Greta Schuler (MFA '11)
Greta Schuler has completed fellowships at The MacDowell Colony and at Yaddo, where she held the Dorothy and Granville Hicks Residency in Literature. She currently lives in Melville, South Africa, and her work reflects this international setting. “Much of Greta’s fiction and nonfiction is set in African countries, most notably Zimbabwe,” said Keplinger. “As an American writing from far off places, her writing often embodies a longing to connect. This urge to connect fuels each piece with conflict.”
Schuler’s work has appeared in Creative Nonfiction as the winner of the magazine’s 2009 MFA Program-Off Contest, in the Crab Orchard Review as the winner of the journal’s 2010 Jack Dyer Fiction Prize, in the Chattahoochee Review as the winner of the journal’s 2012 Lamar York Prize, in the New Guard, in Cutbank, and in the Drunken Boat.

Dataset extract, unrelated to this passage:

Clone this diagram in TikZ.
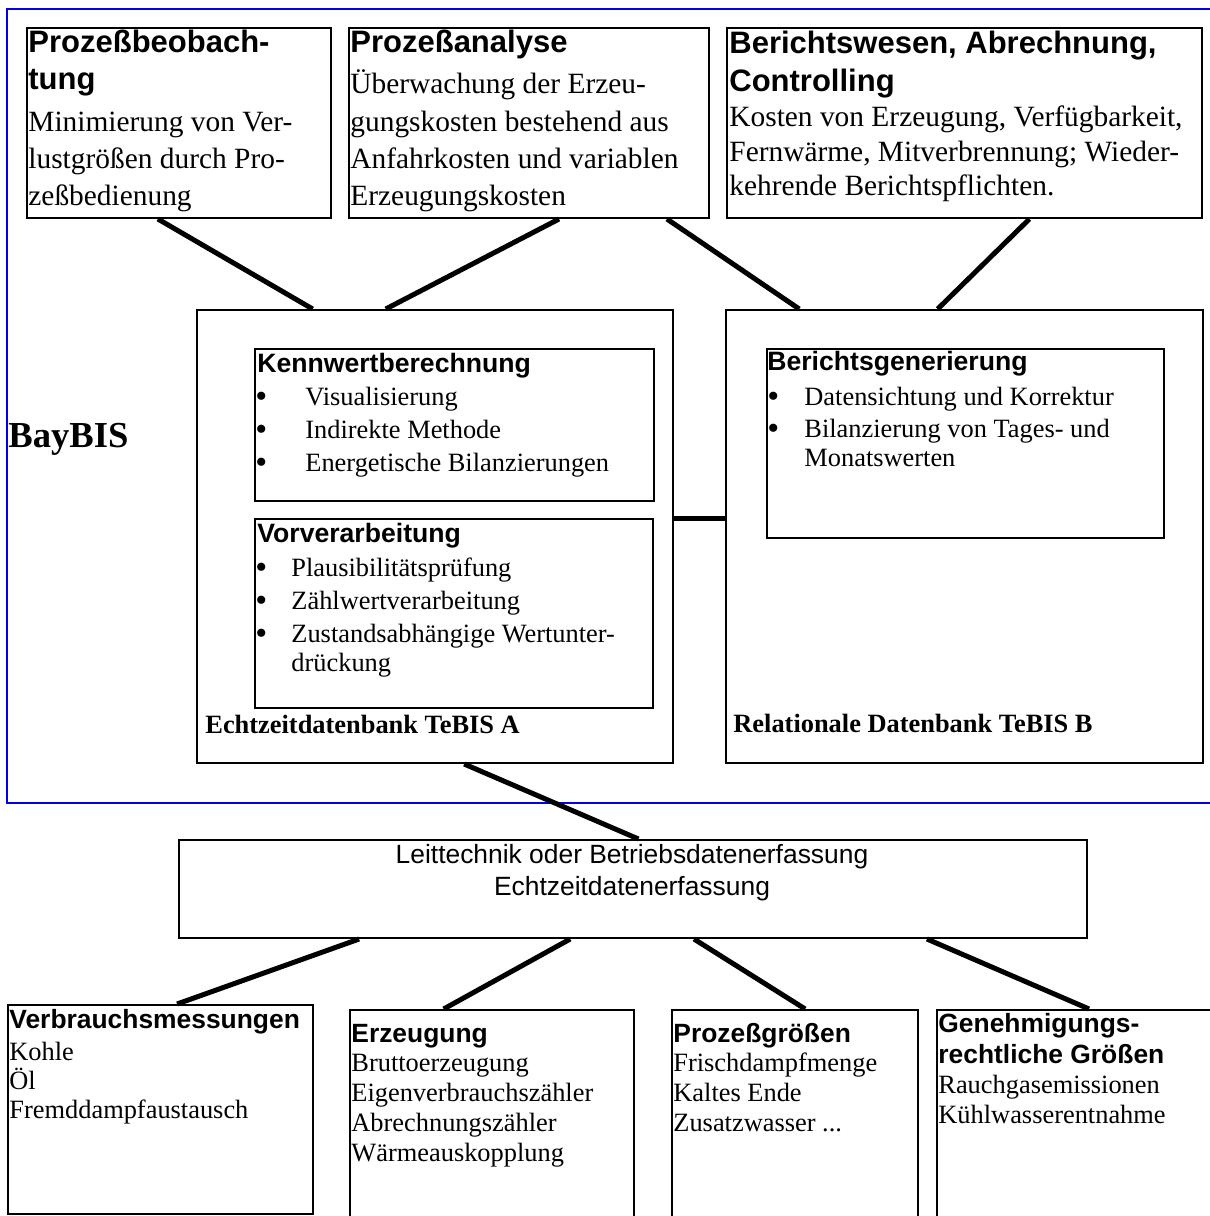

"Greta is arguably the most fearless student I ever worked with. I have a special kinship with her because like me she works in multiple forms: fiction, memoir, literary journalism,” said Snyder. “She's insatiably curious and whip-smart, and her writing is full of muscle and soul, full of all these wonderful voices of people she meets in far-flung places. Sometimes she's writing to me from Zimbabwe, and then just a couple of weeks later she'll be at some writing conference in New England. She is utterly determined to carve out a writing life, and I have so much respect for her discipline and talent."